Hi @ItsMotwani, thanks for the question. I have a few pieces of information for you here.

First, the specific rule you’ve shared (972890661115457537 is:retweet) will not match Retweets of that Tweet id. Instead, it will match Retweets (is:retweet) that have that long number (literally) in the Tweet text. While there isn’t currently an operator for “Retweets of a specific Tweet,” a common strategy is to use match on Retweets that include a significant amount of the text of the original Tweet in a string match (something like is:retweet "some literal text from the original tweet" (plus or minus the character escaping needed to maintain the quoted phrase on your system).

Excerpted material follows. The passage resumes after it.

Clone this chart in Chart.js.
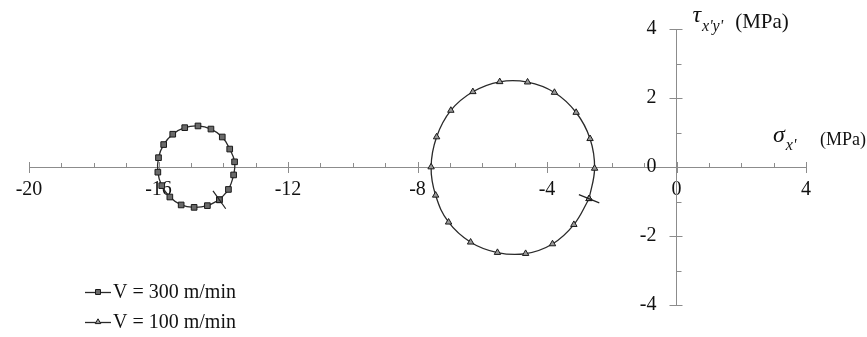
<!DOCTYPE html>
<html>
<head>
<meta charset="utf-8">
<script src="https://cdn.jsdelivr.net/npm/chart.js@4/dist/chart.umd.min.js"></script>
<style>
  html, body { margin: 0; padding: 0; background: #fff; }
  canvas { display: block; }
</style>
</head>
<body>
<canvas id="c" width="867" height="337"></canvas>
<script>
// Mohr's circles of stress for two cutting speeds
const seriesLabels = ['V = 300 m/min', 'V = 100 m/min'];

// V = 300 m/min : normal stress σx' and shear stress τx'y' (MPa)
const sigma300 = [-14.12, -13.84, -13.68, -13.65, -13.80, -14.03, -14.38, -14.78, -15.19, -15.56, -15.84, -16.00, -16.02, -15.90, -15.65, -15.30, -14.90, -14.49, -14.12];
const tau300   = [-0.95, -0.65, -0.23, 0.15, 0.52, 0.87, 1.10, 1.19, 1.14, 0.95, 0.65, 0.27, -0.15, -0.54, -0.87, -1.10, -1.17, -1.12, -0.95];

// V = 100 m/min
const sigma100 = [-2.70, -2.53, -2.67, -3.10, -3.77, -4.60, -5.46, -6.29, -6.97, -7.41, -7.58, -7.44, -7.04, -6.36, -5.53, -4.66, -3.83, -3.17, -2.70];
const tau100   = [-0.92, -0.04, 0.82, 1.58, 2.16, 2.46, 2.47, 2.18, 1.64, 0.87, 0.00, -0.82, -1.60, -2.18, -2.48, -2.51, -2.23, -1.67, -0.92];

// axis tick values
const xTicks = [-20, -16, -12, -8, -4, 0, 4];
const yTicks = [-4, -2, 0, 2, 4];

const SERIF = "'Liberation Serif', 'Times New Roman', serif";
const AXIS_COLOR = '#8c8c8c';

function toPoints(xs, ys) { return xs.map((x, i) => ({ x: x, y: ys[i] })); }

// Major ticks crossing the axes, minor ticks on one side
const axisTicks = {
  id: 'axisTicks',
  beforeDatasetsDraw(chart) {
    const { ctx, scales: { x, y } } = chart;
    const y0 = y.getPixelForValue(0);
    const x0 = x.getPixelForValue(0);
    ctx.save();
    ctx.strokeStyle = AXIS_COLOR;
    ctx.lineWidth = 1;
    ctx.beginPath();
    for (let v = x.min; v <= x.max; v += 1) {
      const px = Math.round(x.getPixelForValue(v)) + 0.5;
      if (v % 4 === 0) { ctx.moveTo(px, y0 - 5); ctx.lineTo(px, y0 + 6); }
      else { ctx.moveTo(px, y0 - 4); ctx.lineTo(px, y0); }
    }
    for (let v = y.min; v <= y.max; v += 1) {
      const py = Math.round(y.getPixelForValue(v)) + 0.5;
      if (v % 2 === 0) { ctx.moveTo(x0 - 7, py); ctx.lineTo(x0 + 6, py); }
      else { ctx.moveTo(x0, py); ctx.lineTo(x0 + 5, py); }
    }
    ctx.stroke();
    ctx.restore();
  }
};

// Short radial stroke through the starting state of each circle
const startMark = {
  id: 'startMark',
  afterDatasetsDraw(chart) {
    const { ctx } = chart;
    ctx.save();
    ctx.strokeStyle = '#222';
    ctx.lineWidth = 1.2;
    chart.data.datasets.forEach((ds, i) => {
      const pts = chart.getDatasetMeta(i).data;
      let cx = 0, cy = 0;
      const n = pts.length - 1;
      for (let k = 0; k < n; k++) { cx += pts[k].x; cy += pts[k].y; }
      cx /= n; cy /= n;
      const p = pts[0];
      const dx = p.x - cx, dy = p.y - cy;
      const len = Math.hypot(dx, dy) || 1;
      const ux = dx / len, uy = dy / len;
      ctx.beginPath();
      ctx.moveTo(p.x - 11 * ux, p.y - 11 * uy);
      ctx.lineTo(p.x + 11 * ux, p.y + 11 * uy);
      ctx.stroke();
    });
    ctx.restore();
  }
};

// Axis titles written with Greek symbols and primed subscripts
const axisTitles = {
  id: 'axisTitles',
  afterDraw(chart) {
    const { ctx, scales: { x, y } } = chart;
    const xEnd = x.getPixelForValue(x.max);
    const y0 = y.getPixelForValue(0);
    const x0 = x.getPixelForValue(0);
    const yTop = y.getPixelForValue(y.max);
    ctx.save();
    ctx.fillStyle = '#111';
    ctx.textBaseline = 'alphabetic';
    ctx.textAlign = 'left';
    // σx' (MPa)
    let px = xEnd - 33, py = y0 - 25;
    ctx.font = 'italic 24px ' + SERIF;
    ctx.fillText('σ', px, py);
    px += ctx.measureText('σ').width + 1;
    ctx.font = 'italic 16px ' + SERIF;
    ctx.fillText("x'", px, py + 8);
    ctx.font = '18px ' + SERIF;
    ctx.fillText('(MPa)', xEnd + 14, py + 3);
    // τx'y' (MPa)
    px = x0 + 16; py = yTop - 7;
    ctx.font = 'italic 24px ' + SERIF;
    ctx.fillText('τ', px, py);
    px += ctx.measureText('τ').width + 1;
    ctx.font = 'italic 16px ' + SERIF;
    ctx.fillText("x'y'", px, py + 9);
    px += ctx.measureText("x'y'").width + 12;
    ctx.font = '21px ' + SERIF;
    ctx.fillText('(MPa)', px, py + 6);
    ctx.restore();
  }
};

// Legend in the lower-left corner of the plot
const cornerLegend = {
  id: 'cornerLegend',
  afterDraw(chart) {
    const { ctx } = chart;
    const left = 85, lineLen = 26, top = 292, rowGap = 30;
    ctx.save();
    chart.data.datasets.forEach((ds, i) => {
      const cy = top + i * rowGap;
      ctx.strokeStyle = ds.borderColor;
      ctx.lineWidth = 1.3;
      ctx.beginPath();
      ctx.moveTo(left, cy + 0.5);
      ctx.lineTo(left + lineLen, cy + 0.5);
      ctx.stroke();
      ctx.fillStyle = ds.pointBackgroundColor;
      ctx.strokeStyle = ds.pointBorderColor;
      ctx.lineWidth = 1;
      Chart.helpers.drawPoint(ctx, {
        pointStyle: ds.pointStyle,
        radius: ds.pointRadius - 0.5,
        rotation: 0,
        borderWidth: 1
      }, left + lineLen / 2, cy);
      ctx.fillStyle = '#111';
      ctx.font = '20px ' + SERIF;
      ctx.textBaseline = 'middle';
      ctx.textAlign = 'left';
      ctx.fillText(ds.label, left + lineLen + 2, cy + 1);
    });
    ctx.restore();
  }
};

function setTicks(values) {
  return function (scale) { scale.ticks = values.map(v => ({ value: v })); };
}

new Chart(document.getElementById('c'), {
  type: 'scatter',
  data: {
    datasets: [
      {
        label: seriesLabels[0],
        data: toPoints(sigma300, tau300),
        showLine: true,
        tension: 0.4,
        borderColor: '#2a2a2a',
        borderWidth: 1.3,
        pointStyle: 'rect',
        pointRadius: 4,
        pointBorderWidth: 1,
        pointBorderColor: '#1a1a1a',
        pointBackgroundColor: '#6a6a6a'
      },
      {
        label: seriesLabels[1],
        data: toPoints(sigma100, tau100),
        showLine: true,
        tension: 0.4,
        borderColor: '#2a2a2a',
        borderWidth: 1.3,
        pointStyle: 'triangle',
        pointRadius: 3.7,
        pointBorderWidth: 1,
        pointBorderColor: '#1a1a1a',
        pointBackgroundColor: '#9a9a9a'
      }
    ]
  },
  options: {
    responsive: false,
    devicePixelRatio: 1,
    animation: false,
    layout: { padding: { left: 29, right: 61, top: 29, bottom: 32 } },
    plugins: { legend: { display: false }, tooltip: { enabled: false } },
    scales: {
      x: {
        type: 'linear',
        min: -20, max: 4,
        position: { y: 0 },
        afterBuildTicks: setTicks(xTicks),
        grid: { display: false, drawTicks: false },
        border: { display: true, color: AXIS_COLOR, width: 1 },
        ticks: { color: '#111', font: { family: SERIF, size: 20 }, padding: 11, maxRotation: 0 }
      },
      y: {
        type: 'linear',
        min: -4, max: 4,
        position: { x: 0 },
        afterBuildTicks: setTicks(yTicks),
        grid: { display: false, drawTicks: false },
        border: { display: true, color: AXIS_COLOR, width: 1 },
        // labels sit one em to the left of the axis line
        ticks: { color: '#111', font: { family: SERIF, size: 20 }, callback: v => v + '\u2003' }
      }
    }
  },
  plugins: [axisTicks, startMark, axisTitles, cornerLegend]
});
</script>
</body>
</html>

Next, the error message you’re seeing (Error code: 422: Unprocessable Entity: ...) often means a rule is invalid. In this case, however, your rule looks ok and I suspect that the issue is your API package. The 30-day Search API can be used with a Sandbox or Premium package, and the is:retweet operator is not available in the Sandbox package.

Finally, the usage pattern that you’ve described here helped us update the library (and it’s documentation) to be more clear about the best ways to use the code. Ideally you shouldn’t need to clone the repo. In the latest release (available via pip as of earlier today!), when you pip install the code, the main script (search_tweets.py) should be available anywhere on your system via the environment path. If you have tab completion enabled in your shell, you can check this by starting to type out search_tweets.py (without the $ python part) and tabbing to see if it pops up. I encourage you to update your installation to this latest release so you can benefit from this simplification to your usage.